Catholic school's transport 'discrimination' claim disputed by secularists
Posted: Tue, 10 Feb 2015 14:50
Swansea Council is facing a judicial review after deciding to phase-out its subsidy for faith school students to have free transport to school.
The council is defending its new policy, after Bishop Vaughan Roman Catholic comprehensive school, along with the Diocese of Menevia and 'Child W', whose siblings attend the school, initiated legal action. The policy, which was supported by 34 councillors and opposed by 17, means that free transport to faith schools will only be provided if there is not a closer mainstream school. The council had previously subsidised transport to Swansea's six faith schools.
However, critics have argued that the change will mean parents cannot afford to send their children to faith schools.
The council says that pupils will still "have access to a good local school". Additionally, the change is being introduced over a six-year period, meaning current pupils of faith schools will not be affected. Swansea, like all local authorities, will also still be legally obliged to provide travel arrangements free of charge for children from low income families.

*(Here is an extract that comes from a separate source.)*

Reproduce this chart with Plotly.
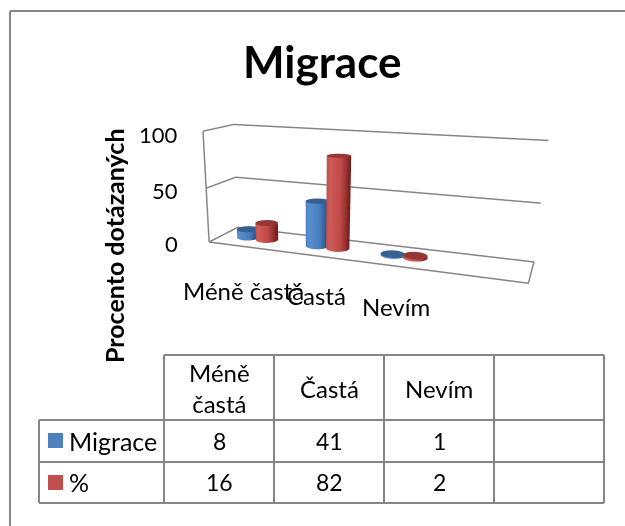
import numpy as np
import plotly.graph_objects as go

categories = ["Méně častá", "Častá", "Nevím", ""]
table_heads = ["Méně<br>častá", "Častá", "Nevím", ""]
migrace = [8, 41, 1, None]
procenta = [16, 82, 2, None]
y_ticks = [0, 50, 100]

W, H = 625, 526
GRID = "#868686"
FONT = "Lato"
TEXT = "#000000"

BLUE_SCALE = [[0, "#4a7ab4"], [.3, "#5a8fd0"], [.75, "#4a80c0"], [.92, "#34649c"], [1, "#24507f"]]
RED_SCALE = [[0, "#b84c49"], [.3, "#d05c58"], [.75, "#c04a48"], [.92, "#9a3331"], [1, "#7a2120"]]
BLUE_TOP = "#376092"
RED_TOP = "#953735"

# scene units, from the camera solve
ASPECT_Y = 0.1935
ASPECT_Z = 0.3586
R = 0.037
OFFSET = 0.14
CAT_CENTER = 0.515


def px(x):
    return x / W


def py(y):
    return 1 - y / H


def label(text, x, y, size, bold=False, angle=0, anchor="center"):
    t = f"<b>{text}</b>" if bold else text
    return dict(text=t, x=px(x), y=py(y), xref="paper", yref="paper", showarrow=False,
                xanchor=anchor, yanchor="middle", textangle=angle,
                font=dict(family=FONT, size=size, color=TEXT))


def line(x0, y0, x1, y1, width=2):
    return dict(type="line", xref="paper", yref="paper", x0=px(x0), y0=py(y0), x1=px(x1), y1=py(y1),
                line=dict(color=GRID, width=width))


def swatch(x0, y0, x1, y1, color):
    return dict(type="rect", xref="paper", yref="paper", x0=px(x0), y0=py(y0), x1=px(x1), y1=py(y1),
                line=dict(width=0), fillcolor=color)


def cylinder(cx, value, scale, top):
    th = np.linspace(0, 2 * np.pi, 61)
    ry = R / ASPECT_Y
    rx = R * 4
    xs = cx + rx * np.cos(th)
    ys = 0.5 + ry * np.sin(th)
    side = go.Surface(x=np.array([xs, xs]), y=np.array([ys, ys]), z=np.array([th * 0, th * 0 + value]),
                      surfacecolor=np.array([(np.cos(th) + 1) / 2] * 2), colorscale=scale, cmin=0, cmax=1,
                      showscale=False, hoverinfo="skip",
                      lighting=dict(ambient=1, diffuse=0, specular=0, fresnel=0))
    cap = go.Surface(x=np.array([cx + 0 * th, xs]), y=np.array([0.5 + 0 * th, ys]), z=np.array([th * 0 + value] * 2),
                     colorscale=[[0, top], [1, top]], showscale=False, hoverinfo="skip",
                     lighting=dict(ambient=1, diffuse=0, specular=0, fresnel=0))
    return [side, cap]


fig = go.Figure()

# walls and floor
wall_x = [0, 4, 4, 0, 0]
wall_y = [0, 0, 1, 1, 0]
fig.add_trace(go.Scatter3d(x=wall_x, y=wall_y, z=[0] * 5, mode="lines", line=dict(color=GRID, width=3), hoverinfo="skip"))
for t in y_ticks[1:]:
    fig.add_trace(go.Scatter3d(x=[0, 0, 4], y=[0, 1, 1], z=[t] * 3, mode="lines", line=dict(color=GRID, width=3), hoverinfo="skip"))
fig.add_trace(go.Scatter3d(x=[0, 0], y=[0, 0], z=[0, y_ticks[-1]], mode="lines", line=dict(color=GRID, width=3), hoverinfo="skip"))

for i, cat in enumerate(categories):
    if migrace[i] is None:
        continue
    for tr in cylinder(i + CAT_CENTER - OFFSET, migrace[i], BLUE_SCALE, BLUE_TOP):
        fig.add_trace(tr)
    for tr in cylinder(i + CAT_CENTER + OFFSET, procenta[i], RED_SCALE, RED_TOP):
        fig.add_trace(tr)

# tick labels etc sit on the paper
notes = [label("Migrace", 322, 61, 44, bold=True),
         label("Procento dotázaných", 114, 246, 25, bold=True, angle=-90)]
for t, y in zip(y_ticks, [243, 190, 134]):
    notes.append(label(str(t), 180, y, 22, anchor="right"))
for cat, x, y in zip(categories[:3], [243, 316, 396], [290, 295, 306]):
    notes.append(label(cat, x, y, 24))

col_x = [164, 274, 384, 494, 604]
row_y = [355, 420, 462, 503]
shapes = [line(10, 11, 625, 11), line(10, 11, 10, 526)]
shapes += [line(x, row_y[0], x, row_y[-1]) for x in col_x]
shapes += [line(39, row_y[1], 39, row_y[-1])]
shapes += [line(col_x[0], row_y[0], col_x[-1], row_y[0])]
shapes += [line(39, y, col_x[-1], y) for y in row_y[1:]]
shapes += [swatch(48, 433, 63, 448, "#4f81bd"), swatch(48, 475, 63, 490, "#c0504d")]

for j, head in enumerate(table_heads):
    if head:
        notes.append(label(head, (col_x[j] + col_x[j + 1]) / 2, 388, 24))
for name, vals, y in [("Migrace", migrace, 441), ("%", procenta, 482)]:
    notes.append(label(name, 67, y, 25, anchor="left"))
    for j, v in enumerate(vals):
        if v is not None:
            notes.append(label(str(v), (col_x[j] + col_x[j + 1]) / 2, y, 23))

hidden = dict(visible=False)
fig.update_layout(
    width=W, height=H, margin=dict(l=0, r=0, t=0, b=0), showlegend=False,
    paper_bgcolor="white",
    scene=dict(domain=dict(x=[0, 1], y=[0, 1]), aspectmode="manual",
               aspectratio=dict(x=1, y=ASPECT_Y, z=ASPECT_Z),
               xaxis=dict(hidden, range=[0, 4]), yaxis=dict(hidden, range=[0, 1]),
               zaxis=dict(hidden, range=[0, 100]),
               camera=dict(eye=dict(x=0.5741, y=-1.8088, z=0.4297),
                           center=dict(x=-0.1315, y=-0.1007, z=-0.2026),
                           up=dict(x=0, y=0, z=1))),
    annotations=notes, shapes=shapes,
)
fig.write_html("out.html", post_script="document.body.style.margin='0'",
               config=dict(displayModeBar=False))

Nevertheless, religious leaders and school officials have strongly condemned the change. The Bursar of Bishop Vaughan School, Laura Howden-Evans, said that the new policy is "brutal" and "will be devastating on Swansea children seeking a faith education."
However, a spokesperson for the National Secular Society said he thought the legal action was unlikely to succeed.
Stephen Evans, NSS campaigns manager, said: "For years local authorities have been more than generous by subsiding parents' preferences to send their children to more distant religious schools. This has always been done on a discretionary basis. It's easy to see why the removal of such subsidies might be resented by faith communities, but it's a fundamental mistake to regard the removal of privileges as in any way unlawful or discriminatory."
The school argues that the policy is discriminatory because Welsh language schools will continue to receive subsidised transport. However, Welsh legislation places a statutory duty on local authorities in Wales in relation to transport and travel arrangements for pupils studying in the Welsh language.
Swansea Council said: "This is a test case about a decision regarding discretionary home to school transport which the council argues strongly is not discriminatory.
"It's important to be clear no child currently at Bishop Vaughan School is affected by the council's decision, those at the school who receive free transport now will continue to receive it until they leave school. The children affected would be those who join the school from September this year and in future years."